The Cooperative Baptist Fellowship will vote next week on a deficit budget for 2020 fiscal year, CBF Executive Coordinator Paul Baxley announced in a blog June 12.
Baxley, preparing for his first General Assembly since his election in January as top executive of the 1,800-church network founded in 1991, said a budget proposed unanimously by the CBF Governing Board authorizes $16,321,955 in spending while projecting total revenue of $15,889,240. That adds up to a deficit of $432,715, about 2.5 percent of total expenditures.
“The Governing Board has proposed a budget that forecasts an increase in revenue for the 2019-20 fiscal year,” Baxley said. “This is despite CBF feeling the pinch from times when revenue does not reach our budget needs, as some other denominations, organizational partners and partner congregations can attest.”
Baxley said the budget will be presented initially during a “Fellowship at Work” session at 9:30 a.m. Thursday at the 2019 CBF General Assembly, scheduled June 17-21 at the Birmingham-Jefferson Convention Complex.
Those interested can ask questions in a budget breakout session at 1:30 p.m. Thursday in East Ballroom A of the complex in downtown Birmingham, Alabama, with a final vote scheduled in plenary session on Friday morning.

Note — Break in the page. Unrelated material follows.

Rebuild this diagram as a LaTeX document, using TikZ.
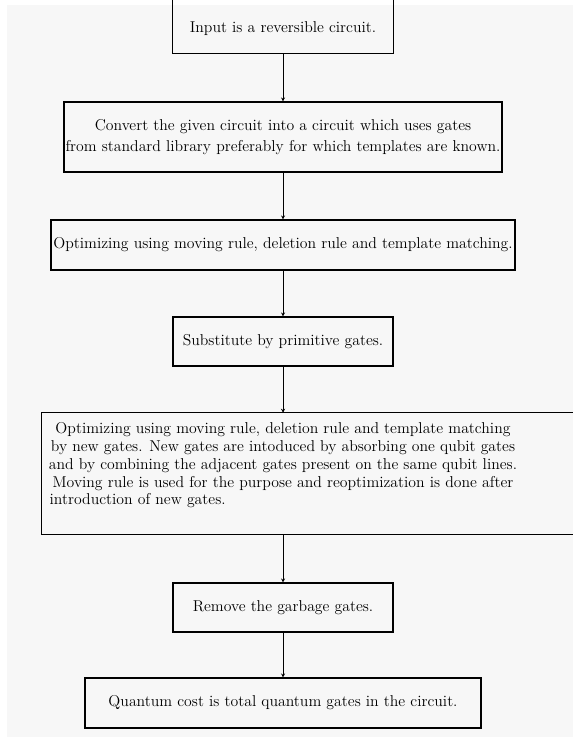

“Because we prepared for decline in revenue in the current budget year, our reserves position allows us to absorb that loss in the coming year but would not allow us to continue to do so indefinitely,” Baxley said. “This budget is designed to give us a significant opportunity to seek an increase in support while also making decisions about where we strategically should invest God’s resources given by congregations and individuals in the years ahead.”
Next week’s assembly, in the same facility as the recently adjourned 2019 annual meeting of the Southern Baptist Convention, includes a Friday-night reception honoring Baxley, former pastor of First Baptist Church in Athens, Georgia, elected unanimously by the CBF Governing Board Jan. 15, and a dinner on Thursday celebrating the leadership of former Executive Coordinator Suzii Paynter.
Paynter, the first woman to hold the position, stepped down after nearly six years on the job when her successor was named. She now works as co-director of Pastors for Texas Children, a ministry and advocacy group for public education.